CNSforum The Lundbeck Institute

Brain anatomy: Normal brain

The dopamine pathways in the brain

Dopamine is transmitted via three major pathways. The first extends from the substantia nigra to the caudate nucleus-putamen (neostriatum) and is concerned with sensory stimuli and movement. The second pathway projects from the ventral tegmentum to the mesolimbic forebrain and is thought to be associated with cognitive, reward and emotional behaviour. The third pathway, known as the tubero-infundibular system, is concerned with neuronal control of the hypothalmic-pituatory endocrine system.

The serotonin pathways in the brain

The principal centres for serotonergic neurones are the rostral and caudal raphe nuclei. From the rostral raphe nuclei axons ascend to the cerebral cortex, limbic regions and specifically to the basal ganglia. Serotonergic nuclei in the brain stem give rise to descending axons, some of which terminate in the medulla, while others descend the spinal cord.

The noradrenaline pathways in the brain

Many regions of the brain are supplied by the noradrenergic systems. The principal centres for noradrenergic neurones are the locus coeruleus and the caudal raphe nuclei. The ascending nerves of the locus coeruleus project to the frontal cortex, thalamus, hypothalamus and limbic system. Noradrenaline is also transmitted from the locus coeruleus to the cerebellum. Nerves projecting from the caudal raphe nuclei ascend to the amygdala and descend to the midbrain.

GABA pathways in a normal brain

GABA is the main inhibitory neurotransmitter in the central nervous system (CNS). GABAergic inhibition is seen at all levels of the CNS, including the hypothalamus, hippocampus, cerebral cortex and cerebellar cortex. As well as the large well-established GABA pathways, GABA interneurones are abundant in the brain, with 50% of the inhibitory synapses in the brain being GABA mediated.

The glutamate pathways in the ‘normal’ brain

In the normal brain the prominent glutamatergic pathways are: the cortico-cortical pathways; the pathways between the thalamus and the cortex; and the extrapyramidal pathway (the projections between the cortex and striatum). Other glutamate projections exist between the cortex, substantia nigra, subthalmic nucleus and pallidum. Glutamate-containing neuronal terminals are ubiquitous in the central nervous system and their importance in mental activity and neurotransmission is considerable.
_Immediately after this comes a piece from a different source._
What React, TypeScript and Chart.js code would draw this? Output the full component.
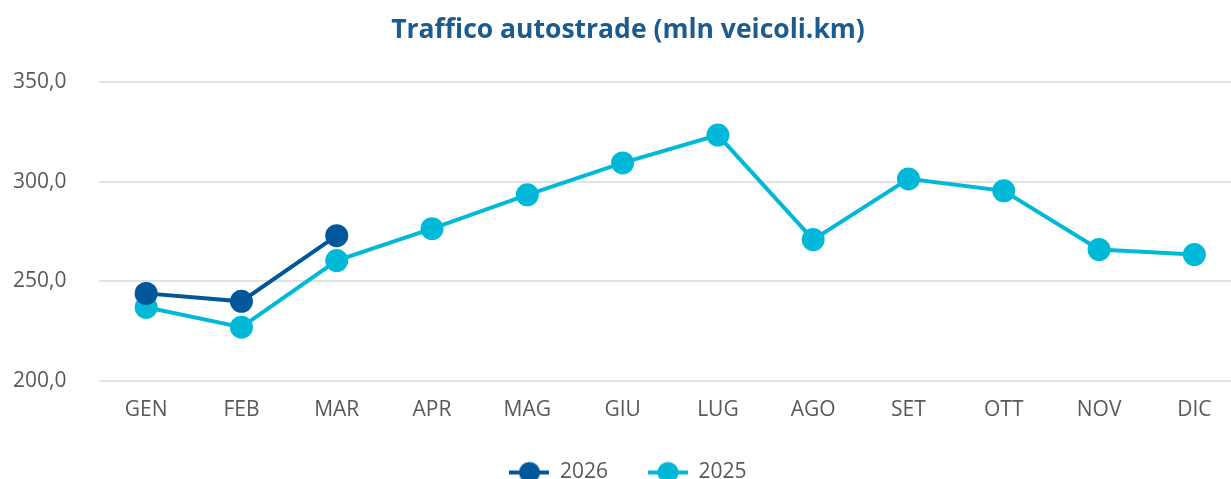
import React, { useEffect, useRef } from "react";
import { Chart, registerables } from "chart.js";

Chart.register(...registerables);

const categories = ["GEN", "FEB", "MAR", "APR", "MAG", "GIU", "LUG", "AGO", "SET", "OTT", "NOV", "DIC"];
const values2026 = [244, 240, 273, null, null, null, null, null, null, null, null, null];
const values2025 = [237, 227, 260.5, 276.5, 293.5, 309.5, 323.5, 271, 301.5, 295.5, 266, 263.5];
const yTicks = [200, 250, 300, 350];

const DARK = "#00579a";
const LIGHT = "#00b9d9";
const FONT = "'Open Sans', sans-serif";

function legendIcon(color: string) {
  const c = document.createElement("canvas");
  c.width = 40;
  c.height = 24;
  const ctx = c.getContext("2d")!;
  ctx.strokeStyle = color;
  ctx.lineWidth = 4;
  ctx.beginPath();
  ctx.moveTo(0, 12);
  ctx.lineTo(40, 12);
  ctx.stroke();
  ctx.fillStyle = color;
  ctx.beginPath();
  ctx.arc(20, 12, 10.5, 0, Math.PI * 2);
  ctx.fill();
  return c;
}

export default function App() {
  const ref = useRef<HTMLCanvasElement>(null);
  useEffect(() => {
    const icon26 = legendIcon(DARK);
    const icon25 = legendIcon(LIGHT);
    const chart = new Chart(ref.current!, {
      type: "line",
      data: {
        labels: categories,
        datasets: [
          {
            label: "2026",
            data: values2026,
            borderColor: DARK,
            backgroundColor: DARK,
            borderWidth: 4,
            pointRadius: 11.5,
            pointHoverRadius: 11.5,
            pointBorderWidth: 0,
            pointStyle: "circle",
            tension: 0,
          },
          {
            label: "2025",
            data: values2025,
            borderColor: LIGHT,
            backgroundColor: LIGHT,
            borderWidth: 4,
            pointRadius: 11.5,
            pointHoverRadius: 11.5,
            pointBorderWidth: 0,
            pointStyle: "circle",
            tension: 0,
          },
        ],
      },
      options: {
        animation: false,
        responsive: false,
        maintainAspectRatio: false,
        layout: { padding: { left: 14, right: 14, top: 0, bottom: 0 } },
        plugins: {
          title: {
            display: true,
            text: "Traffico autostrade (mln veicoli.km)",
            color: "#1b5b8e",
            font: { family: FONT, size: 26.5, weight: "bold" },
            padding: { top: 15, bottom: 35.5 },
          },
          legend: {
            display: true,
            position: "bottom",
            labels: {
              usePointStyle: true,
              pointStyleWidth: 40,
              color: "#595959",
              font: { family: FONT, size: 21 },
              padding: 40,
              generateLabels: (ch: any) =>
                ch.data.datasets.map((ds: any, i: number) => ({
                  text: ds.label,
                  fillStyle: ds.borderColor,
                  strokeStyle: ds.borderColor,
                  pointStyle: i === 0 ? icon26 : icon25,
                  datasetIndex: i,
                  hidden: false,
                  lineWidth: 0,
                  fontColor: "#595959",
                })),
            },
          },
          tooltip: { enabled: false },
        },
        scales: {
          x: {
            offset: true,
            grid: { display: false, drawTicks: false },
            border: { display: false },
            ticks: { color: "#595959", font: { family: FONT, size: 21 }, padding: 16 },
            afterFit: (axis: any) => {
              axis.height = 41;
            },
          },
          y: {
            min: 200,
            max: 350,
            afterBuildTicks: (axis: any) => {
              axis.ticks = yTicks.map((v) => ({ value: v }));
            },
            afterFit: (axis: any) => {
              axis.width = 84.5;
            },
            grid: { color: "#e3e3e3", lineWidth: 2, drawTicks: false },
            border: { display: false },
            ticks: {
              color: "#595959",
              font: { family: FONT, size: 21 },
              padding: 32,
              callback: (v: any) => Number(v).toFixed(1).replace(".", ","),
            },
          },
        },
      },
    });
    return () => chart.destroy();
  }, []);
  return (
    <div style={{ position: "fixed", left: 0, top: 0, width: 1231, height: 479, overflow: "hidden", background: "#fff" }}>
      <canvas ref={ref} width={1256} height={493} style={{ display: "block", width: 1256, height: 493 }} />
    </div>
  );
}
The hypothalamic-pituitary-adrenal (HPA) axis

The hypothalamic-pituitary-adrenal (HPA) axis is a feedback loop that includes the hypothalamus, the pituitary and the adrenal glands. The main hormones that activate the HPA axis are corticotropin-releasing factor (CRF), arginine vasopressin (AVP) and adrenocorticotropin hormone (ACTH). The loop is completed by the negative feedback of cortisol on the hypothalamus and pituitary. The simultaneous release of cortisol into the circulation has a number of effects, including elevation of blood glucose for increased metabolic demand. Cortisol also negatively affects the immune system and prevents the release of immunotransmitters. Interference from other brain regions (eg hippocampus and amygdala) can also modify the HPA axis, as can neuropeptides and neurotransmitters.

The relationship between the dopamine and glutamate pathways in the normal brain

Stimulatory glutamate projections from the cortex activate dopamine pathways in the substantia nigra pars compacta. Dopamine is the predominant neurotransmitter in the substantia nigra and there are both stimulatory and inhibitory dopamine projections from this structure to other parts of the brain. Dopamine is predominantly inhibitory on the striatum, which affects the transmission from the striatum to the cortex and can elevate the transmission of sensory information to the cortex. If transmission through the thalamus becomes excessive, confusion and psychosis, as seen in schizophrenia, can occur.  Excessive transmission through the thalamus may be caused by either an increase in dopaminergic or a decrease in glutamatergic activity; increased levels of dopamine and decreased levels of glutamate have been implicated in the pathogenesis of schizophrenia.